By Dave Lemery | The Center Square
In his annual budget address Tuesday, Democratic Gov. Tom Wolf sounded a conciliatory note to the Republican-controlled Legislature, touting past budget agreements and vowing that his budget proposal included no new taxes and no “wild-eyed ideological crusade.”
But it did feature a number of concepts likely to run into Republican opposition, as party leaders indicated in the immediate aftermath of the speech before a joint session of the Senate and House of Representatives.
One of the governor’s top proposals was a five-point plan to remove obstacles to employment in the state. He cited the work of the Keystone Economic Development and Workforce Command Center, which he said had identified key pain points for those looking for good-paying jobs.
“It’s frustrating to imagine that someone might lose out on their opportunity to get ahead because of something as ordinary as bureaucratic red tape, or a simple lack of bus routes,” Wolf said. “Frustrating, and also stupid, if we care about our economy. But the good news is that these are solvable problems. In fact, this budget contains a blueprint for making progress toward overcoming each of these five obstacles.”

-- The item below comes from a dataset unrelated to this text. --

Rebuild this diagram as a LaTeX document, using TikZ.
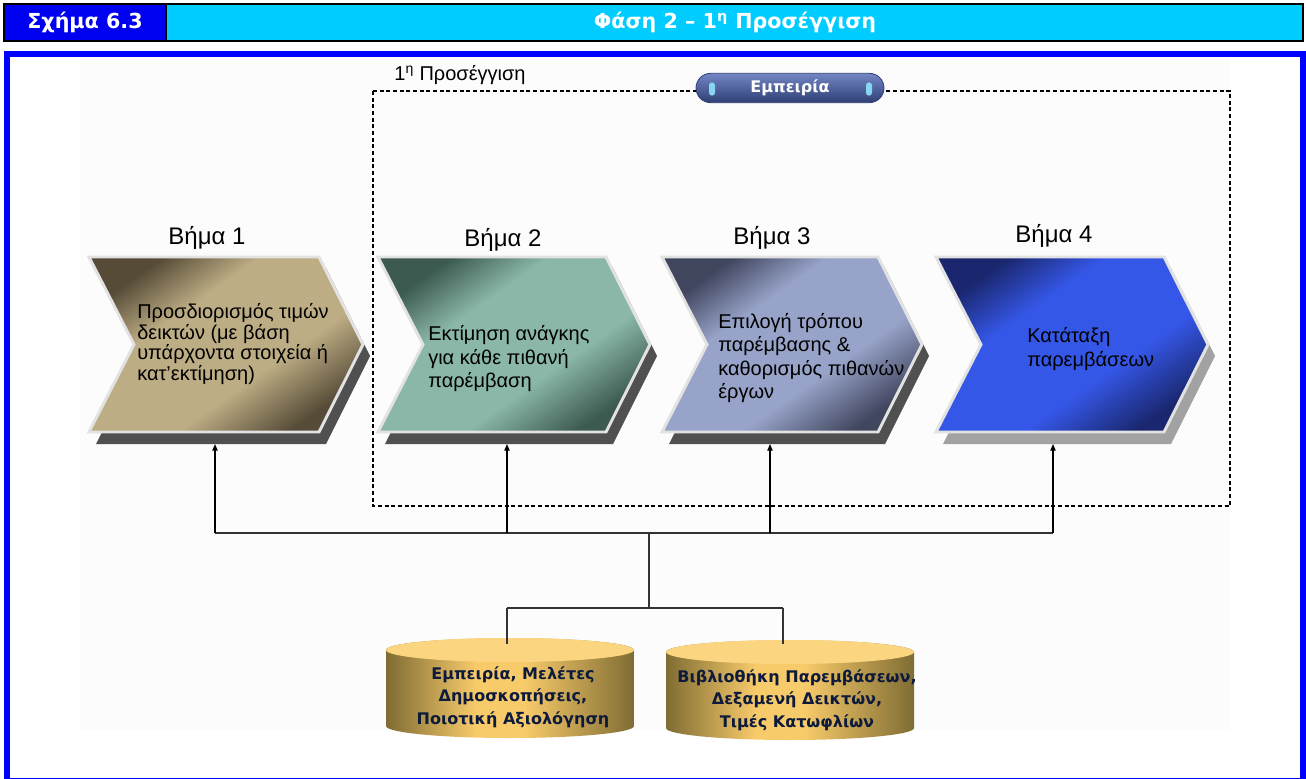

The governor’s budget seeks to boost child care availability, improve transportation options, look at outdated occupation licensing requirements, increase work training programs and provide more help to those re-entering society after being incarcerated.

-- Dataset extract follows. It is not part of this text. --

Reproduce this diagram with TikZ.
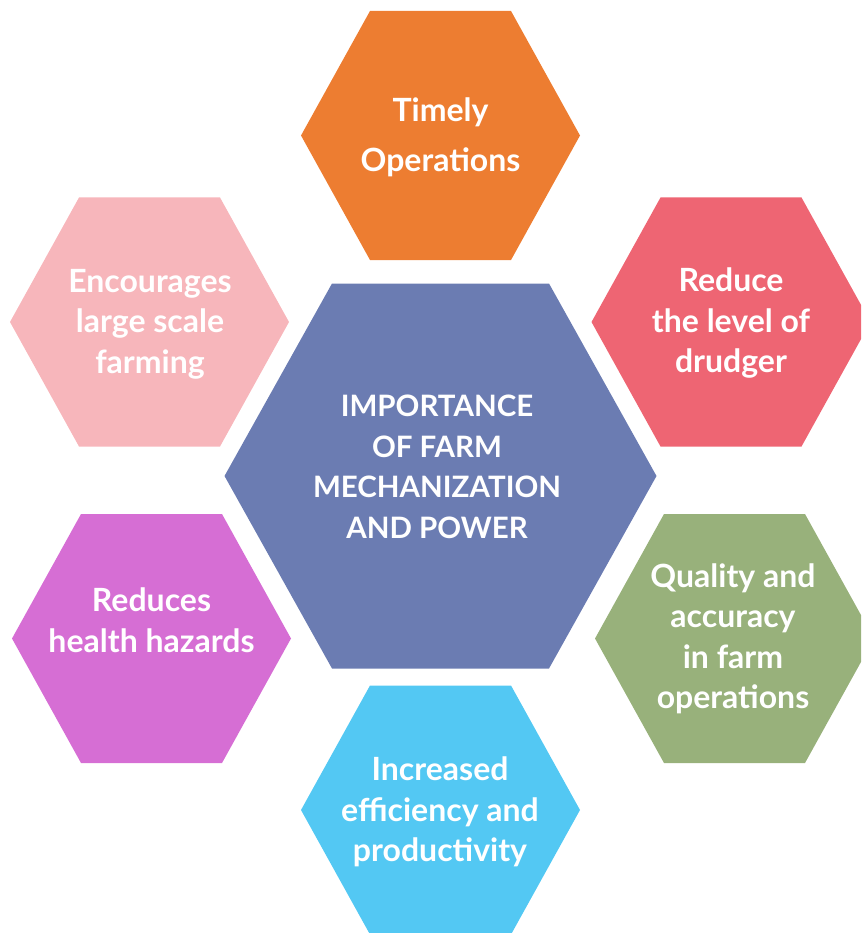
\documentclass[tikz,border=0pt]{standalone}
\usepackage{fontspec}
\setmainfont{Lato}
\definecolor{cOrange}{RGB}{237,125,49}
\definecolor{cPink}{RGB}{247,182,187}
\definecolor{cRed}{RGB}{238,101,115}
\definecolor{cCenter}{RGB}{107,124,178}
\definecolor{cPurple}{RGB}{214,110,212}
\definecolor{cGreen}{RGB}{152,177,123}
\definecolor{cBlue}{RGB}{83,200,243}
% colour, cx, cy, half width, half top edge, half height
\newcommand{\hexshape}[6]{%
  \fill[#1] ({#2-#4},#3) -- ({#2-#5},{#3-#6}) -- ({#2+#5},{#3-#6}) -- ({#2+#4},#3)
    -- ({#2+#5},{#3+#6}) -- ({#2-#5},{#3+#6}) -- cycle;}
\begin{document}
\begin{tikzpicture}[x=1pt,y=-1pt,
  lbl/.style={text=white,align=center,inner sep=0pt,
    font=\fontsize{32}{40.5}\selectfont\bfseries}]
\useasboundingbox (0,0) rectangle (861,933);
\clip (0,0) rectangle (861,933);
\hexshape{cOrange}{440.5}{135.5}{139.5}{70.5}{124.5}
\hexshape{cPink}{149.5}{322}{139.5}{70.5}{124.5}
\hexshape{cRed}{731}{322}{139.5}{70.5}{124.5}
\hexshape{cCenter}{440.5}{476}{216}{108.5}{192.5}
\hexshape{cPurple}{151.5}{638.5}{139.5}{70.5}{124.5}
\hexshape{cGreen}{734.5}{638.5}{139.5}{70.5}{124.5}
\hexshape{cBlue}{440.5}{810}{139.5}{70.5}{124.5}
\node[lbl,font=\fontsize{32}{50}\selectfont\bfseries] (timely) at (440.5,137) {Timely\\Operations};
\node[lbl] (encourages) at (150,324) {Encourages\\large scale\\farming};
\node[lbl] (reduce) at (731,323) {Reduce\\the level of\\drudger};
\node[lbl,font=\fontsize{29.5}{40.5}\selectfont\bfseries] (importance) at (437,467) {IMPORTANCE\\OF FARM\\MECHANIZATION\\AND POWER};
\node[lbl] (health) at (151.5,620) {Reduces\\health hazards};
\node[lbl] (quality) at (733,639) {Quality and\\accuracy\\in farm\\operations};
\node[lbl] (efficiency) at (440,812) {Increased\\efficiency and\\productivity};
\end{tikzpicture}
\end{document}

“And by joining the Regional Greenhouse Gas Initiative, we can raise hundreds of millions of dollars in auction proceeds to make our air cleaner and our transit system stronger so that Pennsylvanians can get to the jobs businesses are creating,” the governor said.

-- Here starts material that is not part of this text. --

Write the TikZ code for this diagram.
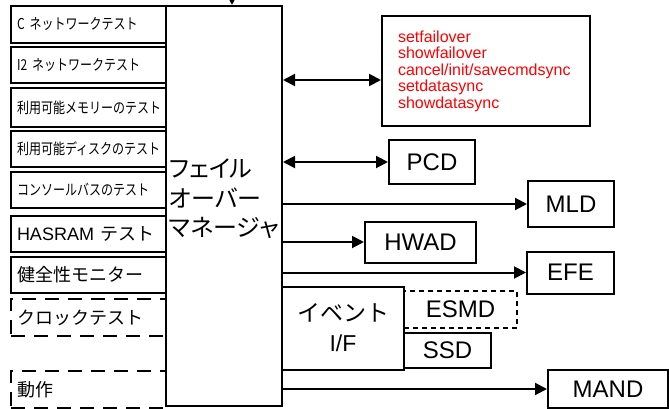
\documentclass[tikz,border=0pt]{standalone}
\usepackage{fontspec}
\setmainfont{Liberation Sans}
\newfontfamily\jp{Noto Sans CJK JP}
\newfontfamily\jpn[FakeStretch=0.8]{Noto Sans CJK JP}
\newfontfamily\jpp[RawFeature=+palt]{Noto Sans CJK JP}
\usetikzlibrary{arrows.meta}

\begin{document}
\begin{tikzpicture}[x=1pt, y=-1pt,
  lb/.style={draw, line width=2pt, minimum width=155pt, minimum height=36pt,
    text width=143pt, inner xsep=6pt, inner ysep=0pt, align=left},
  lbs/.style={lb, font=\jpn\fontsize{15}{17}\selectfont},
  lbl/.style={lb, font=\jp\fontsize{18}{20}\selectfont},
  dsh/.style={dash pattern=on 14pt off 9pt},
  b/.style={draw, line width=2pt, inner sep=0pt, font=\fontsize{24}{28}\selectfont},
  e/.style={-{Triangle[length=12pt, width=12pt]}, line width=2pt},
  ee/.style={{Triangle[length=12pt, width=12pt]}-{Triangle[length=12pt, width=12pt]}, line width=2pt}]

  \useasboundingbox (0,0) rectangle (669,409);
  \clip (0,0) rectangle (669,409);

  % tests on the left
  \node[lbs, minimum height=37pt] (t1) at (88.5,24.5) {C ネットワークテスト};
  \node[lbs] (t2) at (88.5,65) {I2 ネットワークテスト};
  \node[lbs, minimum height=39pt] (t3) at (88.5,107.5) {利用可能メモリーのテスト};
  \node[lbs] (t4) at (88.5,149) {利用可能ディスクのテスト};
  \node[lbs] (t5) at (88.5,190) {コンソールバスのテスト};
  \node[lbl] (t6) at (88.5,234) {{\rmfamily HASRAM} テスト};
  \node[lbl] (t7) at (88.5,275) {健全性モニター};
  \node[lbl, dsh, minimum height=37pt] (t8) at (88.5,317.5) {クロックテスト};
  \node[lbl, dsh, minimum height=37pt] (t9) at (88.5,389.5) {動作};

  % manager
  \node[draw, line width=2pt, minimum width=116pt, minimum height=400pt, inner sep=0pt] (fom) at (224,206) {};
  \node[align=left, inner sep=0pt, font=\jpp\fontsize{24}{29.5}\selectfont] (fomt) at (224,199)
    {フェイル\\オーバー\\マネージャ};

  % right side
  \node[draw, line width=2pt, minimum width=208pt, minimum height=110pt, text width=176pt,
    inner xsep=16pt, align=left, text=red, font=\fontsize{16}{16.5}\selectfont] (cmd) at (486,71)
    {setfailover\\showfailover\\cancel/init/savecmdsync\\setdatasync\\showdatasync};
  \node[b, minimum width=86pt, minimum height=43pt] (pcd) at (432,162) {PCD};
  \node[b, minimum width=86pt, minimum height=46pt] (mld) at (571,204) {MLD};
  \node[b, minimum width=111pt, minimum height=41pt] (hwad) at (420.5,242) {HWAD};
  \node[b, minimum width=87pt, minimum height=42pt] (efe) at (570.5,272.5) {EFE};
  \node[b, minimum width=122pt, minimum height=83pt, align=center,
    font=\fontsize{23}{30}\selectfont] (evt) at (343,328) {{\jp イベント}\\I/F};
  \node[b, line width=1.6pt, dash pattern=on 5pt off 4pt, minimum width=113pt,
    minimum height=37pt] (esmd) at (460.5,309.5) {ESMD};
  \node[b, minimum width=87pt, minimum height=35pt] (ssd) at (447.5,350.5) {SSD};
  \node[b, minimum width=120pt, minimum height=38pt] (mand) at (608,389) {MAND};

  \coordinate (c) at ([yshift=-9pt]cmd.west);
  \coordinate (top) at (232,-8);
  \draw[e] (top) -- (top |- fom.north);
  \draw[ee] (fom.east |- c) -- (c);
  \draw[ee] (fom.east |- pcd) -- (pcd);
  \draw[e] (fom.east |- mld) -- (mld);
  \draw[e] (fom.east |- hwad) -- (hwad);
  \draw[e] (fom.east |- efe) -- (efe);
  \draw[e] (fom.east |- mand) -- (mand);
\end{tikzpicture}
\end{document}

Another key proposal was for a Nellie Bly scholarship, named after the famed early 20th Century journalist who once attended what is now Indiana University of Pennsylvania. The governor proposed to fund the scholarship by using money currently dedicated to supporting horse racing.
School funding, always a top issue in the state budget, led the governor to speak at length on charter and cyber charter schools, indicating that too many were “little more than fronts for private management companies” and “sham schools.”
“Our charter school system is in desperate need of reform,” he said. “It’s time to close the loopholes. It’s time to establish real standards, and it’s time to level the playing field. By doing so we can continue to provide parents with real choices. We can empower charter schools to focus on their mission of innovation, and we can save $280 million each year, and we can put that money right back into improving our public school system.”
The proposed savings from tightening rules on charter schools would be used to pay for teacher raises and school building improvements, Wolf said.
The governor also called for sweeping gun law restrictions, arguing that the state should pass universal background checks, stronger reporting requirements for lost and stolen guns and red flag laws, among other measures.
“I know there is no law that can eliminate every act of gun violence,” he said. “But the steps I’m proposing are supported by the evidence and supported by the vast majority of Pennsylvanians. We can pass them tomorrow. And by doing so we could make our commonwealth safer. So I hope the Legislature will join me at the table on this. To let another session go by without action would be a failure of imagination that will cost lives.”
The Republican leaders of the House and Senate, gathered for a news conference following the governor’s address, said they appreciated Wolf’s rhetoric about fiscal responsibility, but they doubted that his actions would match those words.
“We share many of the same goals that the governor outlined today,” House Majority Leader Bryan Cutler said. “And we hope to be celebrating policies that accomplish these shared goals later this year as part of an on-time budget. However, the job ahead of us is difficult, because we are starting this conversation in a hole. This administration has overspent the current budget by more than half a billion dollars. This, unfortunately, has even outstripped our strong financial growth and tax revenues here in the Commonwealth.”
Senate Majority Leader Jake Corman questioned the governor’s assertion that there are no new taxes in the proposed budget.
“Even though the governor said there’s no new taxes, there is, there’s over half a billion dollars in new taxes in this budget document, by raising spending at high levels and by creating more debt,” Corman said. “That is not how we achieved our success together.”
The governor’s budget address kicks off a series of events that will include appropriations hearings with each department of state government during February and March, followed by closed-door negotiations between the administration and legislative leaders that should produce a compromise budget sometime in June.